Заметив у самого тупика неказистый приземистый домишко, Матеотти решил протаранить его для того, чтобы затем развернуться. Он даже не подумал о том, что в этом домишке могли ютиться женщины, дети и старики. А если бы такая мысль и пришла в голову, вряд ли он стал бы менять свое решение: в конце концов, у него нет другого выхода. Ему надо спешить. Ему надо немедленно отсюда убраться — он уже начал испытывать гнетущее чувство страха, чего с ним до сих пор не бывало…
Матеотти направил было машину к приземистому домишку, когда в поле его зрения мелькнула фигура человека, позой своей чем-то напоминающая того безумца, который бросился под гусеницы танка Порренцо. Неужели еще один? Матеотти направил танк на этого человека, ему хотелось открыть люк и стрелять в него из пистолета, но он знал, что кто-то из тех, кто ни на секунду не выпускает из виду его самого, начеку и, конечно, воспользуется возможностью выпустить по нему очередь. А человек — Матеотти в прорезь видел каждое его движешь — вдруг сжался, на миг приник к земле, чтобы быть вне сферы обстрела танка, а потом, когда Матеотти казалось, что он ошибся, что этот человек появился на его пути совершенно случайно, смельчак рванулся вперед и бросился под машину.
Матеотти точно провалился в бездну — черную, страшную своей бездонностью и бесконечностью. Но тишины, которая должна была бы окутать его сознание, он не слышал: все вокруг него грохотало, визжало, гремело, скрежетало — преисподняя показалась бы раем в сравнении с тем, что здесь происходило. Потом мало-помалу Матеотти пришел в себя и сразу все понял: мощным взрывом танк опрокинуло на спину, а гусеницы продолжали работать — машина билась в предсмертных судорогах так же, как бился в предсмертных судорогах сам Матеотти.
Он снова потерял сознание и очнулся только в госпитале — в госпитале Мадрида. Вначале он решил, что Франко уже вошел в столицу и с войной кончено: он чуть не прослезился от счастья и, поймав руку сидевшей около него медицинской сестры, с чувством ее поцеловал. И сказал по-итальянски:
— Вот и сбылась наша мечта: мы — в Мадриде.

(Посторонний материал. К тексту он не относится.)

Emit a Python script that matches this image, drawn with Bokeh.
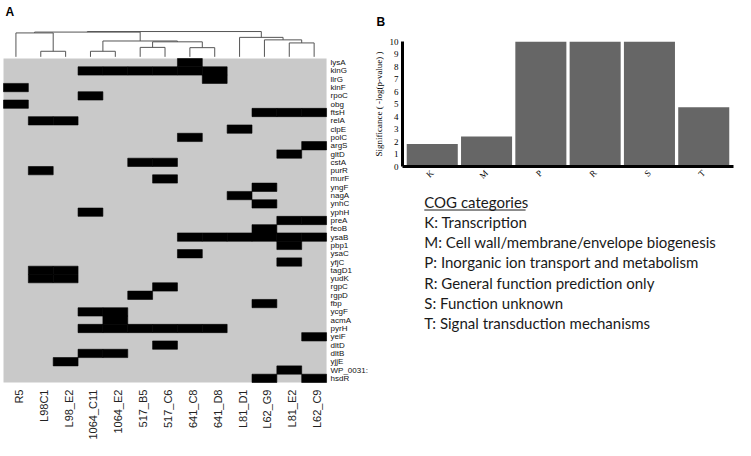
import numpy as np
from bokeh.plotting import figure
from bokeh.layouts import row, column
from bokeh.models import Range1d, FactorRange, FixedTicker
from bokeh.core.properties import value
from bokeh.embed import file_html
from bokeh.resources import INLINE

# ---------------- data ----------------
strains = ["R5", "L98C1", "L98_E2", "1064_C11", "1064_E2", "517_B5", "517_C6",
           "641_C8", "641_D8", "L81_D1", "L62_G9", "L81_E2", "L62_C9"]
genes = ["lysA", "kinG", "llrG", "kinF", "rpoC", "obg", "ftsH", "relA", "clpE", "polC",
         "argS", "gltD", "cstA", "purR", "murF", "yngF", "nagA", "ynhC", "yphH", "preA",
         "feoB", "ysaB", "pbp1", "ysaC", "yfjC", "tagD1", "yudK", "rgpC", "rgpD", "fbp",
         "ycgF", "acmA", "pyrH", "yeiF", "dltD", "dltB", "yjjE", "WP_0031:", "hsdR"]
presence = [
    "0000000100000",  # lysA
    "0001111110000",  # kinG
    "0000000010000",  # llrG
    "1000000000000",  # kinF
    "0001000000000",  # rpoC
    "1000000000000",  # obg
    "0000000000111",  # ftsH
    "0110000000000",  # relA
    "0000000001000",  # clpE
    "0000000100000",  # polC
    "0000000000001",  # argS
    "0000000000010",  # gltD
    "0000011000000",  # cstA
    "0100000000000",  # purR
    "0000001000000",  # murF
    "0000000000100",  # yngF
    "0000000001000",  # nagA
    "0000000000100",  # ynhC
    "0001000000000",  # yphH
    "0000000000011",  # preA
    "0000000000100",  # feoB
    "0000000111111",  # ysaB
    "0000000000010",  # pbp1
    "0000000100000",  # ysaC
    "0000000000010",  # yfjC
    "0110000000000",  # tagD1
    "0110000000000",  # yudK
    "0000001000000",  # rgpC
    "0000010000000",  # rgpD
    "0000000000100",  # fbp
    "0001100000000",  # ycgF
    "0000100000000",  # acmA
    "0001111110000",  # pyrH
    "0000000000001",  # yeiF
    "0000001000000",  # dltD
    "0001100000000",  # dltB
    "0010000000000",  # yjjE
    "0000000000010",  # WP_0031
    "0000000000101",  # hsdR
]
# dendrogram (leaf ids 0..12 = strains, merged ids from 13 on)
merge_a = [1, 3, 5, 7, 11, 15, 14, 10, 9, 0, 22, 23]
merge_b = [2, 4, 6, 8, 12, 16, 18, 17, 20, 13, 19, 21]
merge_h = [0.26, 0.26, 0.40, 0.39, 0.56, 0.60, 0.63, 0.67, 0.76, 0.92, 0.95, 0.97]

cog_codes = ["K", "M", "P", "R", "S", "T"]
cog_sig = [1.8, 2.4, 10, 10, 10, 4.75]
cog_names = ["Transcription", "Cell wall/membrane/envelope biogenesis",
             "Inorganic ion transport and metabolism", "General function prediction only",
             "Function unknown", "Signal transduction mechanisms"]
y_ticks = list(range(0, 11))

SANS = "Liberation Sans"
SERIF = "Liberation Serif"

# ---------------- panel A ----------------
NC, NR = len(strains), len(genes)
WA, HA = 370, 440
col_px = 24.85
row_px = 8.308
hm_left, hm_top, hm_bottom = 3, 58, 382
x_start = -hm_left / col_px
y_end = NR + hm_top / row_px
y_start = -(HA - hm_bottom) / row_px

pA = figure(width=WA, height=HA, x_range=Range1d(x_start, x_start + WA / col_px),
            y_range=Range1d(y_start, y_end), x_axis_location=None, y_axis_location=None,
            output_backend="svg", toolbar_location=None, min_border=0)
pA.grid.grid_line_color = None
pA.outline_line_color = None

pA.quad(left=[0], right=[NC], bottom=[0], top=[NR], fill_color="#c9c9c9", line_color=None)
bx, by = [], []
for r, rowstr in enumerate(presence):
    for c, ch in enumerate(rowstr):
        if ch == "1":
            bx.append(c + 0.5)
            by.append(NR - r - 0.5)
pA.rect(x=bx, y=by, width=1, height=1, fill_color="black", line_color="black", line_width=0.6)

# dendrogram
DS = 3.346
LEAF_BASE = 0.06
node_x = {i: i + 0.5 for i in range(NC)}
node_h = {i: LEAF_BASE for i in range(NC)}
x0s, y0s, x1s, y1s = [], [], [], []
for k, (a, b, h) in enumerate(zip(merge_a, merge_b, merge_h)):
    nid = NC + k
    for cid in (a, b):
        x0s.append(node_x[cid]); x1s.append(node_x[cid])
        y0s.append(NR + node_h[cid] * DS); y1s.append(NR + h * DS)
    x0s.append(node_x[a]); x1s.append(node_x[b])
    y0s.append(NR + h * DS); y1s.append(NR + h * DS)
    node_x[nid] = (node_x[a] + node_x[b]) / 2
    node_h[nid] = h
pA.segment(x0=x0s, y0=y0s, x1=x1s, y1=y1s, line_color="#555555", line_width=1)

# labels
pA.text(x=[NC + 0.16] * NR, y=[NR - r - 0.5 for r in range(NR)], text=genes,
        text_font=value(SANS), text_font_size="8px", text_align="left",
        text_baseline="middle", text_color="#111111")
pA.text(x=[c + 0.5 for c in range(NC)], y=[-0.85] * NC, text=strains, angle=np.pi / 2,
        x_offset=3, text_font=value(SANS), text_font_size="11px", text_align="right",
        text_baseline="middle", text_color="#222222")
pA.text(x=[0.08], y=[y_end - 0.6], text=["A"], text_font=value(SANS), text_font_size="12px",
        text_font_style="bold", text_align="left", text_baseline="top", text_color="black")

# ---------------- panel B: bar chart ----------------
WB, HB = 365, 190
BL, BR, BT, BB = 29, 2, 39, 24
pB = figure(width=WB, height=HB,
            x_range=FactorRange(*cog_codes, range_padding=0.016, range_padding_units="percent"),
            y_range=Range1d(0, 10), output_backend="svg", toolbar_location=None,
            min_border_left=BL, min_border_right=BR, min_border_top=BT, min_border_bottom=BB)
pB.grid.grid_line_color = None
pB.outline_line_color = None
pB.vbar(x=cog_codes, top=cog_sig, width=0.94, fill_color="#666666", line_color=None)

pB.title.text = "B"
pB.title.align = "left"
pB.title.offset = -26
pB.title.standoff = 25
pB.title.text_font = SANS
pB.title.text_font_size = "12px"
pB.title.text_font_style = "bold"
pB.title.text_color = "black"

pB.yaxis.ticker = FixedTicker(ticks=y_ticks)
pB.yaxis.axis_label = "Significance ( -log(p-value) )"
for ax in (pB.xaxis, pB.yaxis):
    ax.axis_line_width = 3
    ax.axis_line_color = "black"
    ax.major_tick_line_color = None
    ax.minor_tick_line_color = None
    ax.major_tick_out = 0
    ax.major_tick_in = 0
    ax.minor_tick_out = 0
    ax.major_label_text_font = SERIF
    ax.major_label_text_font_size = "9px"
    ax.major_label_text_color = "black"
pB.yaxis.major_label_standoff = 4
pB.yaxis.axis_label_standoff = 3
pB.yaxis.axis_label_text_font = SERIF
pB.yaxis.axis_label_text_font_size = "9px"
pB.yaxis.axis_label_text_font_style = "normal"
pB.yaxis.axis_label_text_color = "black"
pB.xaxis.major_label_orientation = np.pi / 4
pB.xaxis.major_label_standoff = 5

# ---------------- panel B: legend text ----------------
HL = HA - HB
frame_w = WB - BL - BR
pL = figure(width=WB, height=HL, x_range=Range1d(0, frame_w), y_range=Range1d(0, HL),
            x_axis_location=None, y_axis_location=None,
            output_backend="svg", toolbar_location=None,
            min_border_left=BL, min_border_right=BR, min_border_top=0, min_border_bottom=0)
pL.grid.grid_line_color = None
pL.outline_line_color = None

leg_title = "COG categories"
leg_lines = [leg_title] + [f"{c}: {n}" for c, n in zip(cog_codes, cog_names)]
lx = 22
ly0 = HL - 11
pitch = 20.3
pL.text(x=[lx] * len(leg_lines), y=[ly0 - i * pitch for i in range(len(leg_lines))],
        text=leg_lines, text_font=value("Lato"), text_font_size="15px",
        text_align="left", text_baseline="middle", text_color="#1a1a1a")
ul_w = len(leg_title) * 7.3
pL.segment(x0=[lx], y0=[ly0 - 8.5], x1=[lx + ul_w], y1=[ly0 - 8.5], line_color="#1a1a1a", line_width=1)

layout = row(pA, column(pB, pL))
open("out.html", "w").write(file_html(layout, INLINE))
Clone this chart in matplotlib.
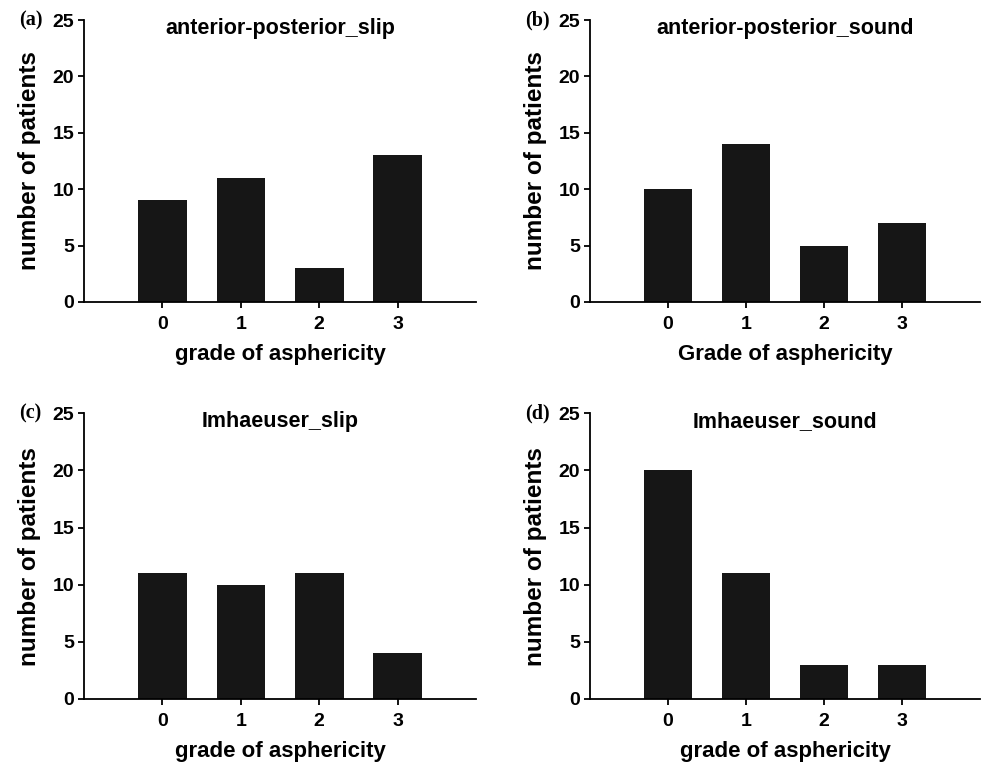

К его неописуемой радости, она ответила на родном его языке:
— Да, вы — в Мадриде…
Однако тон, каким сестра произнесла эти слова, насторожил Матеотти. И то, как она в это время на него посмотрела, тоже его встревожило. Он обвел взглядом палату, внимательно всмотрелся в лица раненых, молча прислушивающихся к их разговору, и теперь уже не тревога, а страх охватил его.